What you measure, and how you interpret it, is important. Chris Zacharias described that lesson in the history of YouTube, in Page Weight Matters.
After deploying a customized video page that dropped the page weight from 1.2 MB to 98 KB he found their “average aggregate page latency” had increased. That of course didn’t make any sense, how do you make a huge performance improvement and end up with real user monitoring ( RUM ) results that show the average experience getting worse. It wasn’t until they dug down to a more granular level that the answer became apparent:
When we plotted the data geographically and compared it to our total numbers broken out by region, there was a disproportionate increase in traffic from places like Southeast Asia, South America, Africa, and even remote regions of Siberia. Further investigation revealed that, in these places, the average page load time under Feather was over TWO MINUTES! This meant that a regular video page, at over a megabyte, was taking more than TWENTY MINUTES to load! This was the penalty incurred before the video stream even had a chance to show the first frame. Correspondingly, entire populations of people simply could not use YouTube because it took too long to see anything. Under Feather, despite it taking over two minutes to get to the first frame of video, watching a video actually became a real possibility.
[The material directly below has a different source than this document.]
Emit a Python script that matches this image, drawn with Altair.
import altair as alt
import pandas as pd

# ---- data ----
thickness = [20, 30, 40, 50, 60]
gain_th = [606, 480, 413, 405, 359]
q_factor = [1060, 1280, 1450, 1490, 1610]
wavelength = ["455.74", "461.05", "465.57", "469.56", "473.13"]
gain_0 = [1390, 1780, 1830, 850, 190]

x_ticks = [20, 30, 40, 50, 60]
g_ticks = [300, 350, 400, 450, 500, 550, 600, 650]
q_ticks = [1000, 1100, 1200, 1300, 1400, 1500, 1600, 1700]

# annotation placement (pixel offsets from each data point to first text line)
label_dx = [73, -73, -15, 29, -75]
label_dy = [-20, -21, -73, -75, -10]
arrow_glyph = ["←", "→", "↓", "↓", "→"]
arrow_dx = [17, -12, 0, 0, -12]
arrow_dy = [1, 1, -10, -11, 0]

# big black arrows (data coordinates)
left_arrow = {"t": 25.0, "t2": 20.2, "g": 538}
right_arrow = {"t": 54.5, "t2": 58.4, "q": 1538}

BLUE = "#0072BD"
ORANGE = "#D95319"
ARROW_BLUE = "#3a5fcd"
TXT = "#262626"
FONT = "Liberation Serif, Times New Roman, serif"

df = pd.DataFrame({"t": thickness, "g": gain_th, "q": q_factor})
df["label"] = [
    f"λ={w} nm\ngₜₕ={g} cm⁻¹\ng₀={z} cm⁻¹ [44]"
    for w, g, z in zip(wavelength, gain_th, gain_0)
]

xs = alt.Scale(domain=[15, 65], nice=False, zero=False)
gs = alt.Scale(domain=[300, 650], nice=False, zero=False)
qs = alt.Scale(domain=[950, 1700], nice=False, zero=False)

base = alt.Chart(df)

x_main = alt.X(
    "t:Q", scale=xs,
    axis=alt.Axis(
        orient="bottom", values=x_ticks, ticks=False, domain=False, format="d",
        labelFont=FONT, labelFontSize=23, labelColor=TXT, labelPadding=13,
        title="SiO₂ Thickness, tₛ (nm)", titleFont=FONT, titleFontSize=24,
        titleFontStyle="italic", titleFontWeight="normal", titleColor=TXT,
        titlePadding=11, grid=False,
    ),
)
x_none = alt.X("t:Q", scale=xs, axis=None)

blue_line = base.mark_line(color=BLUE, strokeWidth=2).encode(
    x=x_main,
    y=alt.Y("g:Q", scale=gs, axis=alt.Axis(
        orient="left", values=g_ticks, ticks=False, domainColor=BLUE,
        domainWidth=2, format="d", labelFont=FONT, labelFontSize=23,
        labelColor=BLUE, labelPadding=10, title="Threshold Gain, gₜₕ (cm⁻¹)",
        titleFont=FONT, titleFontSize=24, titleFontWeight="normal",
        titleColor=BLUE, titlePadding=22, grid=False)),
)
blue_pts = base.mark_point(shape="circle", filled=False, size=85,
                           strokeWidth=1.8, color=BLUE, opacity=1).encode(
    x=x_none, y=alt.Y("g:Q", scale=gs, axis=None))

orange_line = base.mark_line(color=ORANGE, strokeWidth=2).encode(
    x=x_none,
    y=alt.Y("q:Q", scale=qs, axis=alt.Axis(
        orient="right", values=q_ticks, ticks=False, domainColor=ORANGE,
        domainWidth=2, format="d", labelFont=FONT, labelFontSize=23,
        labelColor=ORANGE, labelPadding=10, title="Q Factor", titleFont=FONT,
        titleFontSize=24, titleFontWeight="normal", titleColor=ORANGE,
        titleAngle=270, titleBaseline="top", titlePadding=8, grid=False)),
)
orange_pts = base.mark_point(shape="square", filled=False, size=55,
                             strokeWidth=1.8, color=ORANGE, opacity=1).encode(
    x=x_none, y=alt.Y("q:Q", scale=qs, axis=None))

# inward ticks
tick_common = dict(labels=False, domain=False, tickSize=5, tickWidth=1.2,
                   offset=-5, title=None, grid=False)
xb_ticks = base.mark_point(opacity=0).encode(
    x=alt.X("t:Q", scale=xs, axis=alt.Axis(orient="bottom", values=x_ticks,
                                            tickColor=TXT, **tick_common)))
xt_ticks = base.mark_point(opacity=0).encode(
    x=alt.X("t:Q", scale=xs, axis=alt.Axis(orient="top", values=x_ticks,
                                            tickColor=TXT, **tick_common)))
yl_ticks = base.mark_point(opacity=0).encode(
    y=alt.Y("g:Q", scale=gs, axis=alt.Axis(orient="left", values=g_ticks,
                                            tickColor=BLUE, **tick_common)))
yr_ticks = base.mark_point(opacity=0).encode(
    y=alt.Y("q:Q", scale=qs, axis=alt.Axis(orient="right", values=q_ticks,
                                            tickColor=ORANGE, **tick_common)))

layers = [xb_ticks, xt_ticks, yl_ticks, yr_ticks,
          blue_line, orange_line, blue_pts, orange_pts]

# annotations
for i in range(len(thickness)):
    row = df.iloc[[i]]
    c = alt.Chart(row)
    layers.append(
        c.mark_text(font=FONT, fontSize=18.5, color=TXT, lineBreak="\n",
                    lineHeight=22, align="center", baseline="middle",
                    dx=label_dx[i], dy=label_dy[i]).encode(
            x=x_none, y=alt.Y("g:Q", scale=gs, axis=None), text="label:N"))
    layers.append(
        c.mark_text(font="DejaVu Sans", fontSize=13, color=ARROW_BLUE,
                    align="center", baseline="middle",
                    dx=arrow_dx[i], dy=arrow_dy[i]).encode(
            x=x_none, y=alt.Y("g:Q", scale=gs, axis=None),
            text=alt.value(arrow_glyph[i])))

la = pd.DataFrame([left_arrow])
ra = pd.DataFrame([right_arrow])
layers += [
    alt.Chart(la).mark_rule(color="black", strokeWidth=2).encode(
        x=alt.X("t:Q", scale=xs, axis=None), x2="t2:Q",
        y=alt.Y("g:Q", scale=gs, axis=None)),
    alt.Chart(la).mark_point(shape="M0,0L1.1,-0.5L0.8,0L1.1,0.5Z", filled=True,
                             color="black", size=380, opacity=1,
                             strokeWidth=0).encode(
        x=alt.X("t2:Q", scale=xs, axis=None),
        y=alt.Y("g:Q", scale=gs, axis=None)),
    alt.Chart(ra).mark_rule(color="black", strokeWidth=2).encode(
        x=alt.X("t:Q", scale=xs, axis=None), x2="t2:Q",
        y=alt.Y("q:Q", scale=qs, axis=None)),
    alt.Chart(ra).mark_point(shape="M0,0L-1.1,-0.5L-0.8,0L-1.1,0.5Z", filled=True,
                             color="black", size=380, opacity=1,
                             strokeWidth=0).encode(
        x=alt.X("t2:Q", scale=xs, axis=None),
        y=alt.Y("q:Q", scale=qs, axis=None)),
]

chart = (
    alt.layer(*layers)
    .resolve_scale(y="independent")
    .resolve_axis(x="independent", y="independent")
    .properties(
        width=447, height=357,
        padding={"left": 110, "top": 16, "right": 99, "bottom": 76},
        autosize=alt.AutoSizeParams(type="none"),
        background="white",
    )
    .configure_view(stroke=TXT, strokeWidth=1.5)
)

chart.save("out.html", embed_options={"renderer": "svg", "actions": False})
Over the week, word of Feather had spread in these areas and our numbers were completely skewed as a result. Large numbers of people who were previously unable to use YouTube before were suddenly able to.
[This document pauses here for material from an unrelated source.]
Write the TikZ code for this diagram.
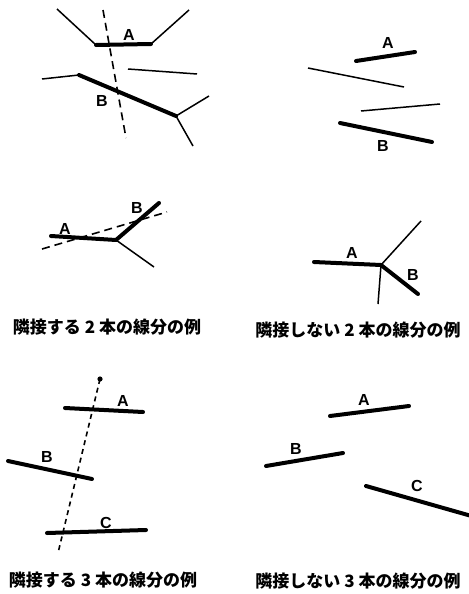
\documentclass[tikz,border=0pt]{standalone}
\usepackage{fontspec}
\setmainfont{Liberation Sans}
\newfontfamily\jpfont{Noto Sans CJK JP}
\usetikzlibrary{positioning}

\begin{document}
\begin{tikzpicture}[
  x=0.5pt, y=-0.5pt,
  seg/.style={line width=0.75pt},
  segA/.style={line width=2pt, line cap=round},
  probe/.style={line width=0.8pt, dash pattern=on 4pt off 2.5pt},
  lab/.style={font=\fontsize{8}{9}\selectfont\bfseries, inner sep=0pt},
  captxt/.style={font=\fontsize{8.5}{10}\selectfont\jpfont\bfseries, inner sep=0pt},
]
\useasboundingbox (0,0) rectangle (469,594);

% ---- Top left --------------------------------------------------------------
\coordinate (p1) at (57,9);   \coordinate (p2) at (96,45);
\coordinate (p3) at (151,44); \coordinate (p4) at (189,10);
\draw[seg] (p1) -- (p2);
\draw[segA] (p2) -- (p3);
\draw[seg] (p3) -- (p4);
\node[lab] (tlA) at (129,35) {A};
\coordinate (q1) at (42,79);  \coordinate (q2) at (79,75);
\coordinate (q3) at (176,116);
\draw[seg] (q1) -- (q2);
\draw[segA] (q2) -- (q3);
\draw[seg] (q3) -- (209,96);
\draw[seg] (q3) -- (193,146);
\node[lab] (tlB) at (102,101) {B};
\draw[seg] (128,69) -- (197,74);
\draw[probe] (103,10) -- (126,138);

% ---- Top right -------------------------------------------------------------
\draw[segA] (356,61) -- (415,52);
\node[lab] (trA) at (388,43) {A};
\draw[seg] (308,68) -- (404,87);
\draw[seg] (361,111) -- (440,104);
\draw[segA] (340,123) -- (432,142);
\node[lab] (trB) at (383,146) {B};

% ---- Middle left -----------------------------------------------------------
\coordinate (m1) at (116,240);
\draw[segA] (51,236) -- (m1);
\draw[segA] (m1) -- (159,203);
\draw[seg] (m1) -- (154,267);
\draw[probe] (42,249) -- (167,212);
\node[lab] (mlA) at (65,229) {A};
\node[lab] (mlB) at (137,208) {B};
\node[captxt] (mlcap) at (107,327) {隣接する 2 本の線分の例};

% ---- Middle right ----------------------------------------------------------
\coordinate (n1) at (381,265);
\draw[segA] (314,262) -- (n1);
\draw[seg] (n1) -- (421,221);
\draw[seg] (n1) -- (378,304);
\draw[segA] (n1) -- (418,294);
\node[lab] (mrA) at (352,253) {A};
\node[lab] (mrB) at (413,275) {B};
\node[captxt] (mrcap) at (358,330) {隣接しない 2 本の線分の例};

% ---- Bottom left -----------------------------------------------------------
\draw[segA] (65,408) -- (143,412);
\draw[segA] (8,461) -- (92,479);
\draw[segA] (47,533) -- (146,530);
\node[lab] (blA) at (123,401) {A};
\node[lab] (blB) at (47,457) {B};
\node[lab] (blC) at (106,523) {C};
\fill (100,379) circle (1.3pt);
\draw[line width=0.8pt, dash pattern=on 2.5pt off 2pt] (100,379) -- (58,553);
\node[captxt] (blcap) at (103,580) {隣接する 3 本の線分の例};

% ---- Bottom right ----------------------------------------------------------
\draw[segA] (330,416) -- (409,406);
\draw[segA] (266,466) -- (343,453);
\draw[segA] (366,486) -- (475,517);
\node[lab] (brA) at (364,400) {A};
\node[lab] (brB) at (296,449) {B};
\node[lab] (brC) at (417,486) {C};
\node[captxt] (brcap) at (358,581) {隣接しない 3 本の線分の例};

\end{tikzpicture}
\end{document}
It isn’t hard to imagine a similar process happening to sites today.
Take a site that is so big and slow on mobile devices that only 3% of their page views are on mobile devices. It just isn’t worth trying to load the page on anything except laptops and desktops on fast wifi connections. Then they take the time to dramatically reshape the site, improving mobile page load by 10X. That in turn increases their mobile views from 3% to 48%. Such a huge shift in the audience is going to impact a number of metrics. The total average of some modern measurements like first contentful paint could actually get worse in that scenario, instead of better.
Audience shifts like that can have unexpected results. That is the same reason why it is hard to compare RUM performance results across different sites. Unless the makeup of their audience is very similar, it is easy for the comparison to give unexpected results.